Подобная работа по созданию канона практически в точности напоминает то, чего добилась интеллигенция советских республик в послесталинский период. Однако советскую интеллигенцию поддерживали уверенные в себе национальные политические элиты, укоренившиеся в советских институтах и партии. У уйгурских элит было гораздо меньше возможностей для маневра. Карьера Азизи демонстрирует эту разницу со всей ее спецификой. Азизи родился в богатой уйгурской семье в 1915 году и был одним из «ташкентцев», когорты уйгурской молодежи, получившей образование в Узбекистане в 1930-х годах. Он был министром образования в кульджинской ВТР. Когда все высшее руководство республики погибло в загадочной авиакатастрофе, Азизи остался ее старшим членом и одним из немногих посредников КПК в провинции.
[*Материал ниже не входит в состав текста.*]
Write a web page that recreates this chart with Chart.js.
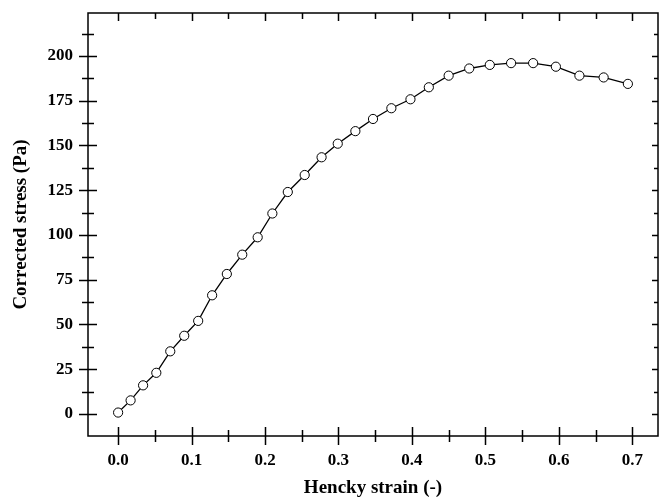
<!DOCTYPE html>
<html><head><meta charset="utf-8">
<script src="https://cdn.jsdelivr.net/npm/chart.js@4/dist/chart.umd.min.js"></script>
<style>html,body{margin:0;padding:0;background:#fff}#wrap{width:659px;height:500px}</style>
</head><body><div id="wrap"><canvas id="c" width="659" height="500"></canvas></div>
<script>
const strain = [0.000,0.017,0.034,0.052,0.071,0.090,0.109,0.128,0.148,0.169,0.190,0.210,0.231,0.254,0.277,0.299,0.323,0.347,0.372,0.398,0.423,0.450,0.478,0.506,0.535,0.565,0.596,0.628,0.661,0.694];
const stress = [0.8,7.6,16,23,35,43.7,52,66.3,78.2,89,98.7,112,124,133.5,143.4,151,158,164.8,170.8,175.8,182.5,189,193,195,196,196,194,189,188,184.4];
const xTicks = [0,0.1,0.2,0.3,0.4,0.5,0.6,0.7];
const yTicks = [0,25,50,75,100,125,150,175,200];

const tickPlugin = {
  id:'frameTicks',
  afterDatasetsDraw(chart){
    const ctx = chart.ctx, a = chart.chartArea, xs = chart.scales.x, ys = chart.scales.y;
    ctx.save();
    ctx.strokeStyle = '#000';
    ctx.lineWidth = 1.5;
    ctx.strokeRect(a.left, a.top, a.right - a.left, a.bottom - a.top);
    ctx.beginPath();
    for (let v = 0; v <= 0.7001; v += 0.05) {
      const major = Math.abs(v*10 - Math.round(v*10)) < 1e-6;
      const px = Math.round(xs.getPixelForValue(v)) + 0.5;
      const L = major ? 9 : 6;
      ctx.moveTo(px, a.bottom - L); ctx.lineTo(px, a.bottom + L);
      ctx.moveTo(px, a.top); ctx.lineTo(px, a.top + (major ? 8 : 6));
    }
    for (let v = 0; v <= 212.5; v += 12.5) {
      const major = Math.abs(v % 25) < 1e-6;
      const py = Math.round(ys.getPixelForValue(v)) + 0.5;
      const L = major ? 9 : 6;
      ctx.moveTo(a.left - L, py); ctx.lineTo(a.left + L, py);
      ctx.moveTo(a.right, py); ctx.lineTo(a.right - (major ? 6 : 4), py);
    }
    ctx.stroke();
    ctx.restore();
  }
};

new Chart(document.getElementById('c'), {
  type:'line',
  data:{ datasets:[{
    data: strain.map((x,i)=>({x, y: stress[i]})),
    borderColor:'#000', borderWidth:1.3,
    pointRadius:4.6, pointBorderWidth:1, pointBackgroundColor:'#fff', pointBorderColor:'#000',
    tension:0, fill:false
  }]},
  options:{
    responsive:false, animation:false, devicePixelRatio:1,
    layout:{autoPadding:false, padding:{top:13,right:1,left:0,bottom:0}},
    plugins:{legend:{display:false}, tooltip:{enabled:false}},
    scales:{
      x:{ type:'linear', min:-0.041, max:0.735,
        afterBuildTicks(s){ s.ticks = xTicks.map(v=>({value:v})); },
        afterFit(s){ s.height = 64; s.paddingLeft = 0; s.paddingRight = 0; },
        grid:{display:false, drawTicks:false}, border:{display:false},
        ticks:{ color:'#000', font:{family:'Liberation Serif', size:17, weight:'bold'}, padding:14, maxRotation:0,
          callback:v=>v.toFixed(1) },
        title:{display:true, text:'Hencky strain (-)', color:'#000', font:{family:'Liberation Serif', size:19, weight:'bold'}, padding:{top:0,bottom:1}}
      },
      y:{ type:'linear', min:-12.3, max:224,
        afterBuildTicks(s){ s.ticks = yTicks.map(v=>({value:v})); },
        afterFit(s){ s.width = 88; s.paddingTop = 0; s.paddingBottom = 0; },
        grid:{display:false, drawTicks:false}, border:{display:false},
        ticks:{ color:'#000', font:{family:'Liberation Serif', size:17, weight:'bold'}, padding:15,
          callback:v=>String(v) },
        title:{display:true, text:'Corrected stress (Pa)', color:'#000', font:{family:'Liberation Serif', size:19, weight:'bold'}, padding:{top:10,bottom:0}}
      }
    }
  },
  plugins:[tickPlugin]
});
</script></body></html>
Еще четверть века он был самым видным уйгурским коммунистом и возглавлял правительство Синьцзяна с 1955 по 1967 год, а затем с 1972 по 1978 год. Во время второго срока он также был секретарем Синьцзянского комитета КПК – единственный раз, когда этот пост занимал не ханец. Затем, с 1993 по 1998 год, он занимал пост заместителя председателя Народного политического консультативного совета Китая, с которым КПК совещалась по вопросам законодательства. Он умер в своей постели в 2003 году. Азизи был мастером выживания и прошел через все перипетии и повороты тех десятилетий главным образом благодаря тому, что был рупором Пекина. В 1958 году он осудил «правый» и «местный национализм» и на протяжении всей Культурной революции преданно повторял заявления Мао и с энтузиазмом выступал представителем партии по вопросам национальностей. Он восхвалял Мао словами советских республиканских лидеров 1930-х годов, а не своих собственных современников. Ибо Азизи не был Рашидовым. Узбекскому первому секретарю приходилось выполнять производственные планы и соблюдать множество правил игры, однако он возглавлял узбекскую политическую элиту, которая контролировала республику и очень уверенно себя чувствовала в советской среде. Узбекские элиты имели возможность – которой они пользовались – прославлять свое наследие и гордиться принадлежностью к советской семье народов. У уйгурских элит таких возможностей не было, как не было и аналогичной уйгурской политической элиты.
Помимо всего прочего, Азизи был писателем, драматургом, поэтом и историком, и его творческая работа связана с созданием уйгурского национального прошлого и прославлением уйгурских национальных героев. В 1950-х годах он принимал участие в сборе, записи и публикации корпуса музыки мукам и соответствующих песен. После двадцати лет разруливания последствий Культурной революции он снова взялся за перо в более спокойные 1980-е годы, когда вышел на пенсию. Азизи – автор одного из первых исторических романов той эпохи, эпоса на тысячу страниц, где повествуется о жизни Сатука Богра-хана, а также оперы о жизни Аманнисы Хан, других исторических произведений и большого количества стихов. Еще он опубликовал пространные мемуары, в которых повествует о своей жизни на тысяче страниц, однако они заканчиваются 1949 годом. Во всем этом обширном корпусе текстов стоит обратить внимание на короткую повесть-притчу, опубликованную в кашгарском литературном журнале в 1983 году. Это история о лягушке, которая жила в пруду на скотном дворе, где правил петух. Лягушка выползает из пруда и хочет взойти на трон скотного двора. Она прокладывает себе путь наверх, льстя петуху и распевая о нем хвалебные песни. Петух настолько впечатлен, что назначает лягушку беком пруда. Обитатели пруда, став свидетелями подобострастия лягушки, теряют к ней всякое уважение и отказываются признавать ее власть. В отчаянии лягушка пытается взобраться на дерево, где живет петух, но теряет хватку и разбивается насмерть. Петух испытывает потрясение, однако, придя в себя, он восклицает: «Что ж, ты получила то, что заслужила… Разве может лягушка сравняться с петухом?» Эта сказка – горькая сатира на жизнь самого Азизи: сколько бы он (лягушка) ни льстил Мао (петуху), Мао все равно не поднимет его до своих высот. Лесть стоила Азизи уважения других обитателей пруда (Синьцзяна). «Этот уйгурский скотный двор пронизан надменностью и покровительством китайского режима и в конечном счете его расизмом, – пишет Гарднер Бовингдон. – Идея того, что биологический вид – это судьба, перекликается с ханьским шовинизмом в обществе в целом»{353}
. Выйдя на пенсию, Азизи, похоже, осознал пределы возможностей, предоставляемых китайским режимом своим меньшинствам.